What she wants to see happen next:

"We definitely need a nationwide, accurate and quality-based registry of all inmates in terms of tracking their medical and surgical conditions. And we need to know if those conditions are being treated in a timely fashion the way they would be for any civilian on the outside world.

This is a human rights issue first and foremost.

And also we need to have some sort of independent, external board that can review the medical records of inmates to ensure that they are getting access to care in a timely fashion, and people with external eyes, I think, as watchdogs sort of looking from the outside in to ensure that human rights are not being violated."

You can find the research paper, "Postmortem Incidence of Acute Surgical- and Trauma-Associated Pathologic Conditions in Prison Inmates in Miami Dade County, Florida," at the JAMA Surgery website.

Health News Florida reached out to county, state and federal prison officials for comment.
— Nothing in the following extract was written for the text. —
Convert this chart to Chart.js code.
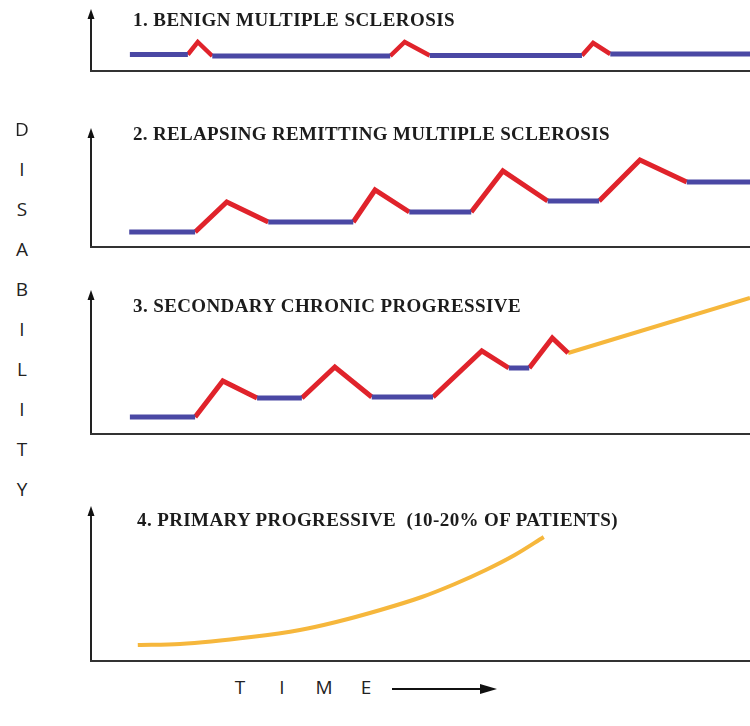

Only state representatives responded. Here is the full text of that response:

The Department contracts with Centurion of Florida for comprehensive health services for inmates. All Florida inmates are provided treatment for medically necessary care – routine visits, dental, treatment of infectious diseases, emergency care, cancer treatment, etc.

When a patient’s care needs exceed what can be provided by institutional primary care clinicians, a referral is made to a specialty care provider for further assessment. If the specialty care provider makes a recommendation, it is routed through a review process, which uses evidenced-based clinical criteria to assess the medical necessity and appropriateness of the recommended healthcare procedure/intervention.